Workarounds-for-Out-of-Memory-Crashes.md

Workarounds for Out of Memory Crashes

First of all, congratulations! You found a bug in the Typescript compiler! Please file a bug. While you're waiting for a fix, here are some workarounds, plus some background on what is probably going wrong.

The root cause of an out-of-memory bug is usually one of two things: relating complex recursive types, or analysing control flow. Either of these can encounter infinite or exponential recursions. With control-flow analysis, it's usually a simple bug; with type relations, the behaviour is usually a structural limitation of the compiler.

Note: I update this document periodically to reflect current bugs and workarounds. Right now the solutions reflect Typescript 2.4 and 2.5. Previous versions targetted Typescript 2.2 and 2.3; you can see earlier versions by checking out https://github.com/sandersn/manual.

Complex Recursive Types

A good example of a complex recursive type is this example based on tsoption:

interface Some<T> {
  ap<U, V extends Some<(value: U) => U>>(option: V): Some<U>
  chain<U>(f: (value: T) => Some<U>): Some<U>
  chain<U>(f: (value: T) => None<U>): None<T>
}
interface None<T> {
  ap<U, V extends Some<(value: U) => U>>(option: V): None<U>
  chain<U>(f: (value: T) => Some<U>): None<T>
  chain<U>(f: (value: T) => None<U>): None<T>
}

type Option<T> = Some<T> | None<T>

Notice how Some and None return instances of each other from each of their methods. The instances are even unique per method, because each method has one or two type parameters.

noStrictGenericChecks

The first workaround you should try is "noStrictGenericChecks": true. Does compilation now succeed? This disables additional checking that was added in Typescript 2.4. With noStrictGenericChecks: true, compile time and memory usage should return to their 2.3 levels. But you miss out on the additional checking, so this is still just a workaround.

Avoid type aliases

If you want to use the stricter generic checking in 2.4, avoid type aliases in favour of interfaces. When checking type relationships, caching and early exit is more effective for interfaces. For example:

// don't write this:
type Some<T> = MonadSome<T> & {
  flatMap ...
}

// instead, write this:
interface Some<T> extends MonadSome<T> {
  flatMap ...
}

This example is once again based on tsoption.

Large Javascript

When you use "allowJs": true, Typescript may try to compile Javascript packages inside node_modules. Large Javascript libraries still crash Typescript sometimes, often because of expanding types (see next section). In general, Typescript works harder on unannotated code to infer types, which of course means that large Javascript libraries stress it the most.

Debugging

Do you have "allowJs": true in your tsconfig? Turn it off. Does compilation complete, even if it gives tons of errors? If there is no crash, then the culprit is the compiler getting stuck on Javascript code.

Workaround

1. Install typings for libraries you use. The compiler will stop looking as soon as it sees the .d.ts and won't even try to process .js or .ts files.
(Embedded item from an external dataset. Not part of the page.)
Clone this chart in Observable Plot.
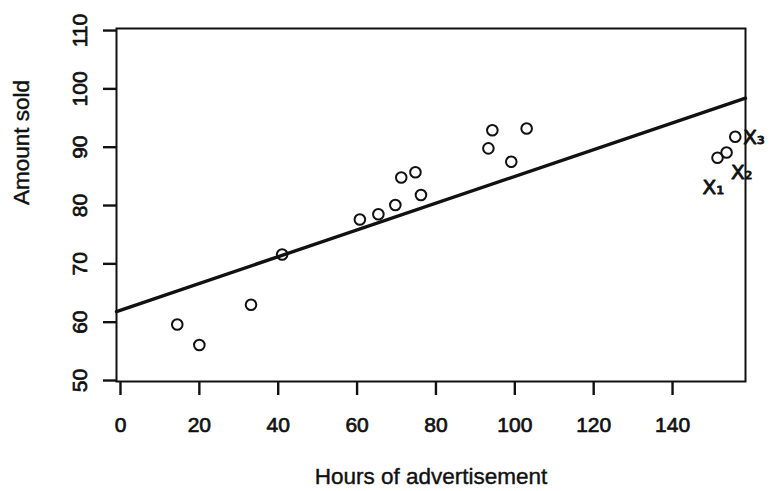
<!DOCTYPE html>
<html>
<head>
<meta charset="utf-8">
<script src="https://cdn.jsdelivr.net/npm/d3@7"></script>
<script src="https://cdn.jsdelivr.net/npm/@observablehq/plot@0.6"></script>
<style>
  html, body { margin: 0; padding: 0; background: #fff; }
  #chart svg { display: block; }
</style>
</head>
<body>
<div id="chart"></div>
<script>
// Data
const hours = [14.4, 20.0, 33.1, 41.0, 60.7, 65.4, 69.7, 71.2, 74.8, 76.2, 93.3, 94.3, 99.1, 103.0, 151.4, 153.7, 155.9];
const sold  = [59.6, 56.1, 63.0, 71.6, 77.6, 78.5, 80.1, 84.8, 85.7, 81.8, 89.8, 92.9, 87.5, 93.2, 88.2, 89.1, 91.8];
const fitIntercept = 62.06;
const fitSlope = 0.2293;
const xTicks = [0, 20, 40, 60, 80, 100, 120, 140];
const yTicks = [50, 60, 70, 80, 90, 100, 110];
const noteLabels = ["X\u2081", "X\u2082", "X\u2083"];
const noteHours = [147.6, 154.8, 157.9];
const noteSold  = [83.1, 85.6, 91.7];

const xDomain = [-1.01, 158.5];
const yDomain = [49.83, 110.35];

const points = hours.map((h, i) => ({h, s: sold[i]}));
const fitLine = xDomain.map(h => ({h, s: fitIntercept + fitSlope * h}));
const notes = noteLabels.map((t, i) => ({t, h: noteHours[i], s: noteSold[i]}));

const font = "'Liberation Sans', Arial, Helvetica, sans-serif";
const ink = "#111";

const chart = Plot.plot({
  width: 770,
  height: 491,
  marginLeft: 116,
  marginRight: 25,
  marginTop: 28,
  marginBottom: 110,
  style: {fontFamily: font, background: "#fff", color: ink},
  x: {domain: xDomain, axis: null},
  y: {domain: yDomain, axis: null},
  marks: [
    Plot.frame({stroke: ink, strokeWidth: 2}),
    Plot.axisX(xTicks, {anchor: "bottom", label: null, tickSize: 14, strokeWidth: 2.4, stroke: ink, tickFormat: () => ""}),
    Plot.axisY(yTicks, {anchor: "left", label: null, tickSize: 13, strokeWidth: 2.4, stroke: ink, tickFormat: () => ""}),
    Plot.text(xTicks, {x: d => d, frameAnchor: "bottom", dy: 44, text: d => String(d), fontSize: 21, lineAnchor: "middle", fill: ink, stroke: ink, strokeWidth: 0.7}),
    Plot.text(yTicks, {y: d => d, frameAnchor: "left", dx: -36, text: d => String(d), fontSize: 21, rotate: -90, lineAnchor: "middle", textAnchor: "middle", fill: ink, stroke: ink, strokeWidth: 0.7}),
    Plot.text(["Hours of advertisement"], {frameAnchor: "bottom", dy: 95, text: d => d, fontSize: 22.5, lineAnchor: "middle", fill: ink, stroke: ink, strokeWidth: 0.4}),
    Plot.text(["Amount sold"], {frameAnchor: "left", dx: -95, text: d => d, fontSize: 22.5, rotate: -90, lineAnchor: "middle", fill: ink, stroke: ink, strokeWidth: 0.4}),
    Plot.line(fitLine, {x: "h", y: "s", stroke: ink, strokeWidth: 3.4}),
    Plot.dot(points, {x: "h", y: "s", r: 5.3, stroke: ink, strokeWidth: 2, fill: "none"}),
    Plot.text(notes, {x: "h", y: "s", text: "t", fontSize: 20, fontFamily: "'DejaVu Sans', sans-serif", fill: ink, stroke: ink, strokeWidth: 0.9, lineAnchor: "middle", textAnchor: "start"})
  ]
});
document.getElementById("chart").appendChild(chart);
</script>
</body>
</html>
   This is the best solution. You should do this for your dependencies anyway to get better type information. The simplest thing to try is just npm install --save-dev @types/packageName after you run npm install --save packageName.

2. Specifically "exclude" node_modules or "include" your source directory.

   This will help the compiler to know that it doesn't need to process anything but your source code. For example, you might have this tsconfig:

   {
     "compilerOptions": {
       "allowJs": true
     },
     "include": [ "src" ]
   }

   Or this one:

   {
     "compilerOptions": {
       "allowJs": true
     },
     "exclude": [ "node_modules" ]
   }

Expanding types

Typescript can infer the types of some declarations based on the way they are used:

let x
let y = null
let l = []
x = 1 // x is now number
x = 'foo' // x is now string
y = 1 // y is now number
l.push(1) // l is now number[]
l.push('foo') // l is now (string | number)[]

This analysis is only turned on when "noImplicitAny": true. It requires the compiler to look at usages of a variable as well as its declaration to figure out its type. This necessarily takes more time and sometimes takes a lot more time when it hits a bug.

Debugging

Do you have "noImplicitAny": true? Turn it off. If compilation completes, then control flow analysis is the culprit.

Workaround

Look for un-annotated variables that are not initialised (let x) or initialised to null, undefined or []. Add annotations or give a more useful initial value to them.

let l = []
// instead try
let l: number[] = [];
// -or-
let l = [1, 2, 3]

Webpack

Webpack and ts-loader have an option "transpileOnly": true that tries makes the compiler skip as much checking as possible. Unfortunately, some control flow analysis still happens, so it's possible to hit an out-of-memory crash in this mode. The workaround is to turn off transpileOnly or to give variables an initial value that's not null/undefined/[].